▶ **Data supplied**
····················

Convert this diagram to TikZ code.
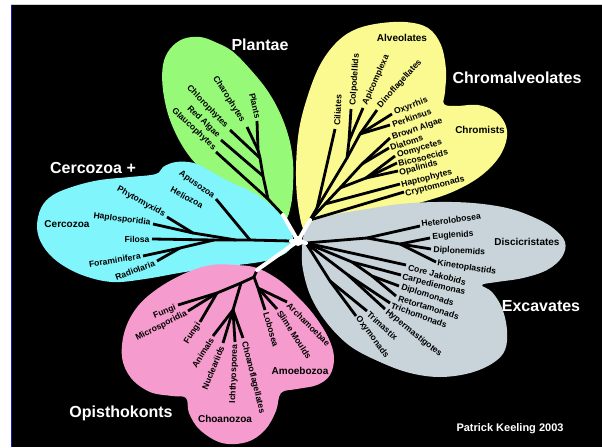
\documentclass[tikz,border=0pt]{standalone}
\usepackage{fontspec}
\setmainfont{Liberation Sans}
\definecolor{cgreen}{RGB}{150,250,120}
\definecolor{cyellow}{RGB}{250,250,145}
\definecolor{ccyan}{RGB}{128,245,252}
\definecolor{cgrey}{RGB}{200,212,218}
\definecolor{cpink}{RGB}{245,155,205}
\definecolor{cblue}{RGB}{20,20,200}
\begin{document}
\begin{tikzpicture}[x=1pt,y=-1pt,
  br/.style={line width=2.8pt, line join=round},
  wl/.style={white, line width=4pt, line cap=round},
  lb/.style={font=\bfseries\fontsize{8.6}{9}\selectfont, inner sep=0.3pt},
  gp/.style={font=\bfseries\fontsize{10}{11}\selectfont, inner sep=0pt},
  tt/.style={font=\bfseries\fontsize{16}{18}\selectfont, text=white, inner sep=0pt},
  petal/.style={smooth cycle, tension=0.6}]
\useasboundingbox (0,0) rectangle (602,447);
% background
\fill[white] (0,0) rectangle (602,447);
\fill[black] (12,5) rectangle (602,447);
\draw[cblue, line width=1.2pt] (11.6,5) -- (11.6,447);
\draw[gray!35, line width=0.8pt] (11,4.6) -- (602,4.6);
% petals
\fill[cyellow] plot[petal] coordinates {(305,232) (298,205) (296,170) (299,130) (308,95) (320,65) (335,44) (352,31) (375,24) (405,22) (428,28) (441,45) (446,70) (445,92) (444,104) (456,106) (478,105) (496,112) (506,126) (506,142) (497,160) (478,178) (450,193) (415,204) (378,213) (345,223) (320,230)};
\fill[cgreen] plot[petal] coordinates {(183,39) (200,37) (215,42) (232,51) (250,69) (267,90) (280,113) (289,138) (293,162) (293,185) (291,205) (285,220) (270,214) (240,195) (205,172) (185,150) (170,120) (163,90) (163,65) (170,49)};
\fill[ccyan] plot[petal] coordinates {(37,228) (41,208) (53,195) (75,186) (100,180) (130,177) (156,174) (163,167) (176,162) (194,163) (210,171) (228,181) (252,192) (273,207) (288,225) (293,241) (286,253) (265,261) (230,266) (185,272) (145,279) (112,282) (82,275) (58,262) (43,246)};
\fill[cpink] plot[petal] coordinates {(257,268) (236,265) (212,265) (188,272) (160,287) (138,306) (125,330) (122,357) (131,378) (150,392) (172,396) (186,398) (189,413) (200,430) (222,443) (247,442) (265,430) (276,411) (281,393) (297,389) (317,385) (330,375) (334,357) (328,337) (314,315) (297,296) (279,280)};
\fill[cgrey] plot[petal] coordinates {(310,223) (333,215) (367,209) (400,204) (437,202) (473,203) (507,208) (533,217) (553,228) (565,242) (562,257) (547,270) (523,278) (497,282) (482,285) (492,292) (502,308) (507,330) (505,350) (493,363) (470,373) (440,377) (410,373) (380,362) (350,346) (327,323) (311,297) (303,270) (302,250) (304,234)};
% ---------- Plantae tree
\coordinate (pb) at (283,215);
\coordinate (pA) at (268,199);
\coordinate (pB) at (263,176);
\coordinate (pC) at (260,158);
\coordinate (pD) at (258,150);
\coordinate (tGl) at (216,152);
\coordinate (tRA) at (221,140);
\coordinate (tCl) at (230,130);
\coordinate (tCh) at (247,127);
\coordinate (tPl) at (257,121);
\draw[br] (pb) -- (pA) -- (tGl);
\draw[br] (pA) -- (pB) -- (pC) -- (pD) -- (tPl);
\draw[br] (pB) -- (tRA);
\draw[br] (pC) -- (tCl);
\draw[br] (pD) -- (tCh);
% ---------- Chromalveolate tree
\coordinate (yb) at (310,220);
\coordinate (yCi) at (317,208);
\coordinate (yA1) at (347,158);
\coordinate (yA2) at (349,141);
\coordinate (yA3) at (360,134);
\coordinate (yH) at (325,204);
\coordinate (yCH) at (340,188);
\coordinate (yS1) at (362,164);
\coordinate (yS2) at (366,178);
\coordinate (tCi) at (335,129);
\coordinate (tCo) at (351,109);
\coordinate (tAp) at (363,108);
\coordinate (tDi) at (377,110);
\coordinate (tOx) at (392,114);
\coordinate (tPe) at (390,125);
\coordinate (tBA) at (390,138);
\coordinate (tDt) at (389,148);
\coordinate (tOo) at (395,156);
\coordinate (tBi) at (397,163);
\coordinate (tOp) at (398,171);
\coordinate (tHa) at (400,184);
\coordinate (tCr) at (404,192);
\draw[br] (yb) -- (yCi) -- (yA1) -- (yA2) -- (tCo);
\draw[br] (yCi) -- (tCi);
\draw[br] (yA2) -- (tAp);
\draw[br] (yA1) -- (yA3) -- (tDi);
\draw[br] (yA3) -- (tOx);
\draw[br] (yA3) -- (tPe);
\draw[br] (yb) -- (yH) -- (yCH) -- (yS1) -- (tBA);
\draw[br] (yS1) -- (tDt);
\draw[br] (yCH) -- (yS2) -- (tOo);
\draw[br] (yS2) -- (tBi);
\draw[br] (yS2) -- (tOp);
\draw[br] (yH) -- (tHa);
\draw[br] (yb) -- (tCr);
% ---------- Cercozoa tree
\coordinate (cb) at (291,241);
\coordinate (cN1) at (250,240);
\coordinate (cN3) at (236,240);
\coordinate (cN4) at (214,240);
\coordinate (cN2) at (193,233);
\coordinate (cN5) at (180,248);
\coordinate (tAs) at (216,199);
\coordinate (tPh) at (167,217);
\coordinate (tHp) at (153,224);
\coordinate (tFi) at (152,239);
\coordinate (tFo) at (143,256);
\coordinate (tRa) at (157,261);
\draw[br] (cb) -- (cN1) -- (cN3) -- (cN4) -- (tFi);
\draw[br] (cN1) -- (tAs);
\draw[br] (cN3) -- (cN2) -- (tPh);
\draw[br] (cN2) -- (tHp);
\draw[br] (cN4) -- (cN5) -- (tFo);
\draw[br] (cN5) -- (tRa);
% ---------- Opisthokont tree
\coordinate (ob) at (257,270);
\coordinate (oN1) at (254,277);
\coordinate (oAm) at (258,288);
\coordinate (oOp) at (241,283);
\coordinate (oFu) at (217,293);
\coordinate (oAn) at (233,310);
\coordinate (tF1) at (178,305);
\coordinate (tMi) at (188,311);
\coordinate (tF2) at (200,322);
\coordinate (tAn) at (213,336);
\coordinate (tNu) at (223,343);
\coordinate (tIc) at (235,342);
\coordinate (tCf) at (243,338);
\coordinate (tLo) at (265,310);
\coordinate (tSM) at (277,309);
\coordinate (tAr) at (287,302);
\draw[br] (ob) -- (oN1) -- (oAm) -- (tLo);
\draw[br] (oAm) -- (tSM);
\draw[br] (oAm) -- (tAr);
\draw[br] (oN1) -- (oOp) -- (oFu) -- (tF1);
\draw[br] (oFu) -- (tMi);
\draw[br] (oFu) -- (tF2);
\draw[br] (oOp) -- (oAn) -- (tAn);
\draw[br] (oAn) -- (tNu);
\draw[br] (oAn) -- (tIc);
\draw[br] (oAn) -- (tCf);
% ---------- Excavate tree
\coordinate (eb) at (306,243);
\coordinate (eD1) at (367,238);
\coordinate (eD2) at (400,244);
\coordinate (eF1) at (352,262);
\coordinate (eF2) at (372,276);
\coordinate (eP1) at (348,275);
\coordinate (eX1) at (330,281);
\coordinate (tHe) at (420,226);
\coordinate (tEu) at (430,238);
\coordinate (tDn) at (431,249);
\coordinate (tKi) at (436,262);
\coordinate (tCJ) at (406,265);
\coordinate (tCa) at (401,275);
\coordinate (tDm) at (399,286);
\coordinate (tRe) at (396,296);
\coordinate (tTr) at (390,303);
\coordinate (tHy) at (385,309);
\coordinate (tTx) at (367,311);
\coordinate (tOm) at (356,316);
\draw[br] (eb) -- (eD1) -- (tHe);
\draw[br] (eD1) -- (eD2) -- (tEu);
\draw[br] (eD2) -- (tDn);
\draw[br] (eD2) -- (tKi);
\draw[br] (eb) -- (tCJ);
\draw[br] (eb) -- (eF1) -- (tCa);
\draw[br] (eF1) -- (eF2) -- (tDm);
\draw[br] (eF2) -- (tRe);
\draw[br] (eb) -- (eP1) -- (tTr);
\draw[br] (eP1) -- (tHy);
\draw[br] (eb) -- (eX1) -- (tTx);
\draw[br] (eX1) -- (tOm);
% ---------- white centre
\coordinate (ctr) at (298,241);
\draw[wl] (ctr) -- (pb);
\draw[wl] (ctr) -- (yb);
\draw[wl] (ctr) -- (ob);
\draw[wl] (ctr) -- (eb);
\draw[wl] (ctr) -- (cb);
\fill[white] (ctr) circle (5);
% ---------- labels: Plantae
\node[lb, anchor=east, rotate=-77] (LPl) at (258,119) {Plants};
\node[lb, anchor=east, rotate=-58] (LCh) at (243,122) {Charophytes};
\node[lb, anchor=east, rotate=-46] (LCl) at (227,127) {Chlorophytes};
\node[lb, anchor=east, rotate=-44] (LRA) at (219,137) {Red Algae};
\node[lb, anchor=east, rotate=-43] (LGl) at (215,149) {Glaucophytes};
% Chromalveolates
\node[lb, anchor=west, rotate=87] (LCi) at (337,126) {Ciliates};
\node[lb, anchor=west, rotate=86] (LCo) at (353,106) {Colpodellids};
\node[lb, anchor=west, rotate=66] (LAp) at (365,105) {Apicomplexa};
\node[lb, anchor=west, rotate=48] (LDi) at (379,107) {Dinoflagellates};
\node[lb, anchor=west, rotate=21] (LOx) at (394,113) {Oxyrrhis};
\node[lb, anchor=west, rotate=20] (LPe) at (392,125) {Perkinsus};
\node[lb, anchor=west, rotate=19] (LBA) at (392,138) {Brown Algae};
\node[lb, anchor=west, rotate=18] (LDt) at (390,148) {Diatoms};
\node[lb, anchor=west, rotate=17] (LOo) at (397,156) {Oomycetes};
\node[lb, anchor=west, rotate=14] (LBi) at (398,164) {Bicosoecids};
\node[lb, anchor=west, rotate=14] (LOp) at (399,173) {Opalinids};
\node[lb, anchor=west, rotate=14] (LHa) at (401,185) {Haptophytes};
\node[lb, anchor=west, rotate=14] (LCr) at (405,194) {Cryptomonads};
% Cercozoa
\node[lb, anchor=east, rotate=-35] (LAs) at (214,197) {Apusozoa};
\node[lb, anchor=east, rotate=-28] (LHz) at (203,206) {Heliozoa};
\node[lb, anchor=east, rotate=-29] (LPh) at (165,215) {Phytomyxids};
\node[lb, anchor=east, rotate=-7] (LHp) at (151,223) {Haplosporidia};
\node[lb, anchor=east] (LFi) at (150,239) {Filosa};
\node[lb, anchor=east, rotate=9] (LFo) at (141,256) {Foraminifera};
\node[lb, anchor=east, rotate=20] (LRa) at (155,263) {Radiolaria};
% Opisthokonts
\node[lb, anchor=east, rotate=22] (LF1) at (176,307) {Fungi};
\node[lb, anchor=east, rotate=27] (LMi) at (187,313) {Microsporidia};
\node[lb, anchor=east, rotate=58] (LF2) at (199,323) {Fungi};
\node[lb, anchor=east, rotate=58] (LAn) at (212,338) {Animals};
\node[lb, anchor=east, rotate=68] (LNu) at (222,346) {Nucleariids};
\node[lb, anchor=east, rotate=88] (LIc) at (235,344) {Ichthyosporea};
\node[lb, anchor=west, rotate=-76] (LCf) at (244,341) {Choanoflagellates};
\node[lb, anchor=west, rotate=-74] (LLo) at (266,312) {Lobosea};
\node[lb, anchor=west, rotate=-57] (LSM) at (279,311) {Slime Moulds};
\node[lb, anchor=west, rotate=-45] (LAr) at (288,304) {Archamoebae};
% Excavates
\node[lb, anchor=west, rotate=7.5] (LHe) at (421,224) {Heterolobosea};
\node[lb, anchor=west, rotate=4] (LEu) at (432,237) {Euglenids};
\node[lb, anchor=west, rotate=-3] (LDn) at (433,250) {Diplonemids};
\node[lb, anchor=west, rotate=-9] (LKi) at (437,263) {Kinetoplastids};
\node[lb, anchor=west, rotate=-15] (LCJ) at (408,267) {Core Jakobids};
\node[lb, anchor=west, rotate=-14] (LCa) at (402,277) {Carpediemonas};
\node[lb, anchor=west, rotate=-18] (LDm) at (401,287) {Diplomonads};
\node[lb, anchor=west, rotate=-17] (LRe) at (398,298) {Retortamonads};
\node[lb, anchor=west, rotate=-20] (LTr) at (391,305) {Trichomonads};
\node[lb, anchor=west, rotate=-39] (LHy) at (386,311) {Hypermastigotes};
\node[lb, anchor=west, rotate=-42] (LTx) at (368,313) {Trimastix};
\node[lb, anchor=west, rotate=-53] (LOm) at (357,317) {Oxymonads};
% group labels
\node[gp] (GAl) at (402,38) {Alveolates};
\node[gp] (GCm) at (480,130) {Chromists};
\node[gp] (GCz) at (67,224) {Cercozoa};
\node[gp] (GDc) at (527,242) {Discicristates};
\node[gp] (GAm) at (300,371) {Amoebozoa};
\node[gp] (GCn) at (225,419) {Choanozoa};
% titles
\node[tt] (TPl) at (260,45) {Plantae};
\node[tt] (TCh) at (517,78) {Chromalveolates};
\node[tt] (TCz) at (93,168) {Cercozoa +};
\node[tt] (TEx) at (541,306) {Excavates};
\node[tt] (TOp) at (121,413) {Opisthokonts};
\node[font=\bfseries\fontsize{11}{12}\selectfont, text=white, inner sep=0pt] (TPK) at (510,429) {Patrick Keeling 2003};
\end{tikzpicture}
\end{document}
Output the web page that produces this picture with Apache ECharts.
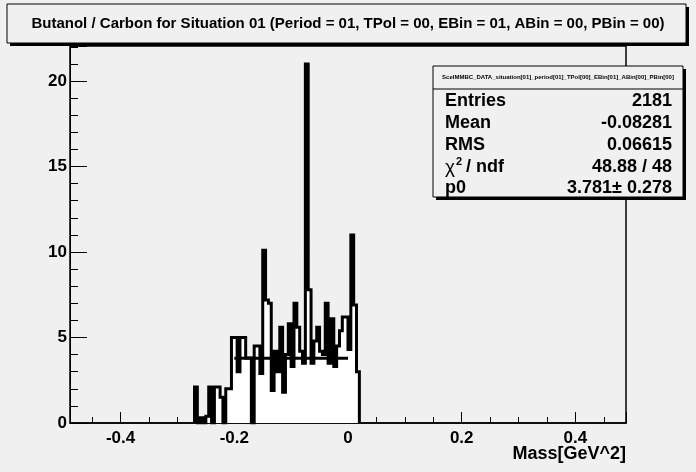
<!DOCTYPE html>
<html><head><meta charset="utf-8">
<script src="https://cdn.jsdelivr.net/npm/echarts@6/dist/echarts.min.js"></script>
<style>html,body{margin:0;padding:0;background:#f0f0f0;}#c{width:696px;height:472px;}</style>
</head><body><div id="c"></div>
<script>
// ---- data ----
const binLow = -0.27;       // left edge of first filled bin
const binWidth = 0.005;     // bin width
const counts = [2.1, 0, 0.3, 0, 0.4, 2.1, 0, 2.1, 2.1, 1.5,
                0, 2.0, 2.0, 5.0, 5.0, 3.0, 5.0, 5.0, 3.8, 3.8,
                0, 4.5, 4.5, 2.9, 10.1, 7.2, 7.0, 1.9, 4.2, 3.0,
                5.6, 1.8, 4.0, 5.8, 3.3, 7.0, 5.6, 4.2, 3.5, 21.0,
                7.8, 3.5, 4.8, 5.6, 4.2, 4.0, 7.0, 3.5, 6.1, 3.3,
                4.5, 5.4, 6.2, 6.2, 4.3, 11.0, 6.9, 3.0];
const fitRange = [-0.2, 0.0];
const fitP0 = 3.781;
const xRange = [-0.489, 0.489];
const yRange = [0, 22.05];
const yTickStep = 5;
const titleText = "Butanol / Carbon for Situation 01 (Period = 01, TPol = 00, EBin = 01, ABin = 00, PBin = 00)";
const statsHeader = "ScelMMBC_DATA_situation[01]_period[01]_TPol[00]_EBin[01]_ABin[00]_PBin[00]";
const statsLabels = ["Entries", "Mean", "RMS", "", "p0"];
const statsValues = ["2181", "-0.08281", "0.06615", "48.88 / 48", "3.781\u00b1 0.278"];
const xAxisTitle = "Mass[GeV^2]";

// ---- build ----
const FONT = "'Liberation Sans', Arial, Helvetica, sans-serif";
const histPts = [[binLow, 0]];
counts.forEach((c, i) => histPts.push([+(binLow + i * binWidth).toFixed(4), c]));
histPts.push([+(binLow + counts.length * binWidth).toFixed(4), 0]);

const rowY = [100.7, 122.7, 145, 166.7, 188];
const statsGraphics = [];
statsLabels.forEach((l, i) => {
  if (l) statsGraphics.push({type:'text', x:445, y:rowY[i], style:{text:l, font:'bold 18px ' + FONT, fill:'#000', verticalAlign:'middle', textVerticalAlign:'middle'}});
  statsGraphics.push({type:'text', x:672, y:rowY[i], style:{text:statsValues[i], font:'bold 18px ' + FONT, fill:'#000', align:'right', textAlign:'right', verticalAlign:'middle', textVerticalAlign:'middle'}});
});
// chi^2 / ndf label
statsGraphics.push({type:'text', x:445, y:rowY[3] + 1, style:{text:'\u03c7', font:'19px ' + FONT, fill:'#000', verticalAlign:'middle', textVerticalAlign:'middle'}});
statsGraphics.push({type:'text', x:456, y:rowY[3] - 5, style:{text:'2', font:'bold 11px ' + FONT, fill:'#000', verticalAlign:'middle', textVerticalAlign:'middle'}});
statsGraphics.push({type:'text', x:466, y:rowY[3], style:{text:'/ ndf', font:'bold 18px ' + FONT, fill:'#000', verticalAlign:'middle', textVerticalAlign:'middle'}});

const chart = echarts.init(document.getElementById('c'), null, {renderer:'canvas'});
chart.setOption({
  animation: false,
  backgroundColor: '#f0f0f0',
  grid: {left:70, right:70, top:46, bottom:49, containLabel:false, outerBoundsMode:'none',
         show:true, borderColor:'#000', borderWidth:1.5, backgroundColor:'transparent'},
  xAxis: {
    type:'value', min:xRange[0], max:xRange[1], splitNumber:5,
    name: xAxisTitle, nameLocation:'end', nameGap:0, nameMoveOverlap:false,
    nameTextStyle:{fontFamily:FONT, fontWeight:'bold', fontSize:18, color:'#000', align:'right', verticalAlign:'top', padding:[22,0,0,0]},
    axisLine:{onZero:false, lineStyle:{color:'#000', width:1.5}},
    axisTick:{inside:true, length:11, lineStyle:{color:'#000', width:1}},
    minorTick:{show:true, splitNumber:4, length:6, lineStyle:{color:'#000', width:1}},
    splitLine:{show:false}, minorSplitLine:{show:false},
    axisLabel:{showMinLabel:false, showMaxLabel:false, color:'#000', fontFamily:FONT, fontWeight:'bold', fontSize:17, margin:7,
      formatter: v => String(+v.toFixed(3))}
  },
  yAxis: {
    type:'value', min:yRange[0], max:yRange[1], interval:yTickStep,
    axisLine:{show:true, onZero:false, lineStyle:{color:'#000', width:1}},
    axisTick:{inside:true, length:17, lineStyle:{color:'#000', width:1}},
    minorTick:{show:true, splitNumber:5, length:8, lineStyle:{color:'#000', width:1}},
    splitLine:{show:false},
    axisLabel:{showMaxLabel:false, color:'#000', fontFamily:FONT, fontWeight:'bold', fontSize:17, margin:3}
  },
  series: [
    {type:'line', step:'end', data:histPts, symbol:'none', showSymbol:false, silent:true, z:2,
     lineStyle:{color:'#000', width:3, join:'miter', cap:'butt'},
     areaStyle:{color:'#ffffff', opacity:1, origin:'start'}},
    {type:'line', data:[[fitRange[0], fitP0], [fitRange[1], fitP0]], symbol:'none', showSymbol:false, silent:true, z:3,
     lineStyle:{color:'#000', width:3}}
  ],
  graphic: [
    {type:'rect', shape:{x:10, y:7, width:679, height:39}, style:{fill:'#000'}, z:10},
    {type:'rect', shape:{x:7, y:4, width:679, height:39}, style:{fill:'#f0f0f0', stroke:'#000', lineWidth:1}, z:11},
    {type:'text', x:348, y:24, z:12, style:{text:titleText, font:'bold 15px ' + FONT, fill:'#000', align:'center', textAlign:'center', verticalAlign:'middle', textVerticalAlign:'middle'}},
    {type:'rect', shape:{x:436, y:69, width:250, height:131}, style:{fill:'#000'}, z:10},
    {type:'rect', shape:{x:433, y:66, width:250, height:131}, style:{fill:'#f0f0f0', stroke:'#000', lineWidth:1}, z:11},
    {type:'line', shape:{x1:433, y1:89, x2:683, y2:89}, style:{stroke:'#000', lineWidth:1}, z:12},
    {type:'text', x:558, y:77.5, z:12, style:{text:statsHeader, font:'bold 6px ' + FONT, fill:'#000', align:'center', textAlign:'center', verticalAlign:'middle', textVerticalAlign:'middle'}},
    ...statsGraphics.map(g => Object.assign(g, {z:12}))
  ]
});
</script></body></html>
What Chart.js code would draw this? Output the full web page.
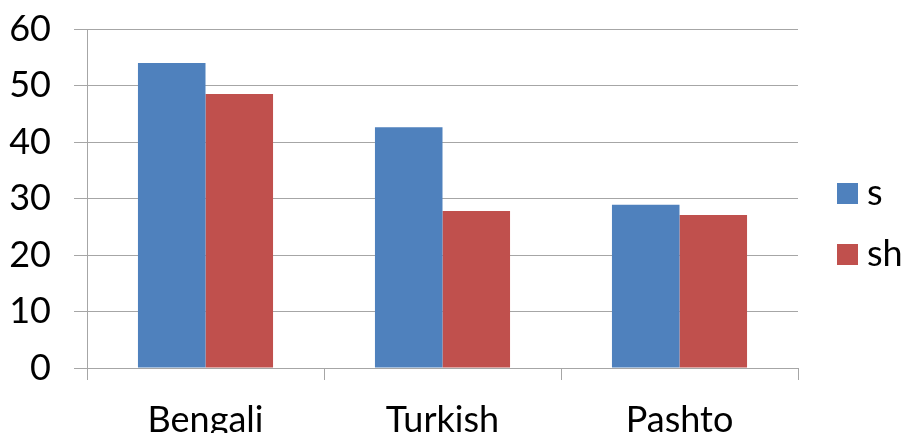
<!DOCTYPE html>
<html>
<head>
<meta charset="utf-8">
<script src="https://cdn.jsdelivr.net/npm/chart.js@4.4.1/dist/chart.umd.min.js"></script>
<style>
  html, body { margin: 0; padding: 0; background: #ffffff; }
  #wrap { width: 906px; height: 433px; }
</style>
</head>
<body>
<div id="wrap"><canvas id="chart" width="906" height="433"></canvas></div>
<script>
// Categories and series values
const categories = ['Bengali', 'Turkish', 'Pashto'];
const seriesNames = ['s', 'sh'];
const valuesS = [54, 42.6, 28.9];
const valuesSh = [48.5, 27.8, 27.1];
const yTicks = [0, 10, 20, 30, 40, 50, 60];

const BLUE = '#4F81BD';
const RED = '#C0504D';
const GRID = '#a6a6a6';
const FONT = 'Lato, "DejaVu Sans", sans-serif';

// Legend drawn to the right of the plot: a square swatch and label per series
const sideLegend = {
  id: 'sideLegend',
  afterDraw(chart) {
    const ctx = chart.ctx;
    const area = chart.chartArea;
    const x0 = area.right + 39;
    const tops = [area.top + 154, area.top + 215];
    ctx.save();
    ctx.font = '36px ' + FONT;
    ctx.textBaseline = 'alphabetic';
    ctx.textAlign = 'left';
    chart.data.datasets.forEach((ds, i) => {
      ctx.fillStyle = ds.backgroundColor;
      ctx.fillRect(x0, tops[i], 21, 21);
      ctx.fillStyle = '#000000';
      ctx.fillText(ds.label, x0 + 30, tops[i] + 22);
    });
    ctx.restore();
  }
};

new Chart(document.getElementById('chart'), {
  type: 'bar',
  data: {
    labels: categories,
    datasets: [
      { label: seriesNames[0], data: valuesS, backgroundColor: BLUE },
      { label: seriesNames[1], data: valuesSh, backgroundColor: RED }
    ]
  },
  options: {
    responsive: false,
    animation: false,
    devicePixelRatio: 1,
    layout: { padding: { top: 29, right: 108, bottom: 0, left: 0 } },
    datasets: { bar: { categoryPercentage: 0.57, barPercentage: 1.0, borderWidth: 0 } },
    plugins: {
      legend: { display: false },
      tooltip: { enabled: false }
    },
    scales: {
      x: {
        grid: {
          offset: true,
          drawOnChartArea: false,
          drawTicks: true,
          tickLength: 12,
          color: GRID,
          lineWidth: 1
        },
        border: { display: false },
        ticks: {
          color: '#000000',
          font: { family: FONT, size: 36 },
          padding: 19,
          maxRotation: 0
        },
        afterFit(scale) {
          scale.height = 65;
          scale.paddingLeft = 0;
          scale.paddingRight = 0;
        }
      },
      y: {
        min: 0,
        max: 60,
        afterBuildTicks(scale) { scale.ticks = yTicks.map(v => ({ value: v })); },
        grid: {
          color: GRID,
          lineWidth: 1,
          drawTicks: true,
          tickLength: 13
        },
        border: { display: true, color: GRID, width: 1 },
        ticks: {
          color: '#000000',
          font: { family: FONT, size: 36 },
          padding: 23
        },
        afterFit(scale) {
          scale.width = 87;
          scale.paddingTop = 0;
          scale.paddingBottom = 0;
        }
      }
    }
  },
  plugins: [sideLegend]
});
</script>
</body>
</html>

····················

▶ **The exercise**
Skip all pictures. Retype exactly the span whose first line is the one with "Output the web" and whose last line is the one with "histPts.push([+(binLow + counts.length".

▶ **The answer**
Output the web page that produces this picture with Apache ECharts.
<!DOCTYPE html>
<html><head><meta charset="utf-8">
<script src="https://cdn.jsdelivr.net/npm/echarts@6/dist/echarts.min.js"></script>
<style>html,body{margin:0;padding:0;background:#f0f0f0;}#c{width:696px;height:472px;}</style>
</head><body><div id="c"></div>
<script>
// ---- data ----
const binLow = -0.27;       // left edge of first filled bin
const binWidth = 0.005;     // bin width
const counts = [2.1, 0, 0.3, 0, 0.4, 2.1, 0, 2.1, 2.1, 1.5,
                0, 2.0, 2.0, 5.0, 5.0, 3.0, 5.0, 5.0, 3.8, 3.8,
                0, 4.5, 4.5, 2.9, 10.1, 7.2, 7.0, 1.9, 4.2, 3.0,
                5.6, 1.8, 4.0, 5.8, 3.3, 7.0, 5.6, 4.2, 3.5, 21.0,
                7.8, 3.5, 4.8, 5.6, 4.2, 4.0, 7.0, 3.5, 6.1, 3.3,
                4.5, 5.4, 6.2, 6.2, 4.3, 11.0, 6.9, 3.0];
const fitRange = [-0.2, 0.0];
const fitP0 = 3.781;
const xRange = [-0.489, 0.489];
const yRange = [0, 22.05];
const yTickStep = 5;
const titleText = "Butanol / Carbon for Situation 01 (Period = 01, TPol = 00, EBin = 01, ABin = 00, PBin = 00)";
const statsHeader = "ScelMMBC_DATA_situation[01]_period[01]_TPol[00]_EBin[01]_ABin[00]_PBin[00]";
const statsLabels = ["Entries", "Mean", "RMS", "", "p0"];
const statsValues = ["2181", "-0.08281", "0.06615", "48.88 / 48", "3.781\u00b1 0.278"];
const xAxisTitle = "Mass[GeV^2]";

// ---- build ----
const FONT = "'Liberation Sans', Arial, Helvetica, sans-serif";
const histPts = [[binLow, 0]];
counts.forEach((c, i) => histPts.push([+(binLow + i * binWidth).toFixed(4), c]));
histPts.push([+(binLow + counts.length * binWidth).toFixed(4), 0]);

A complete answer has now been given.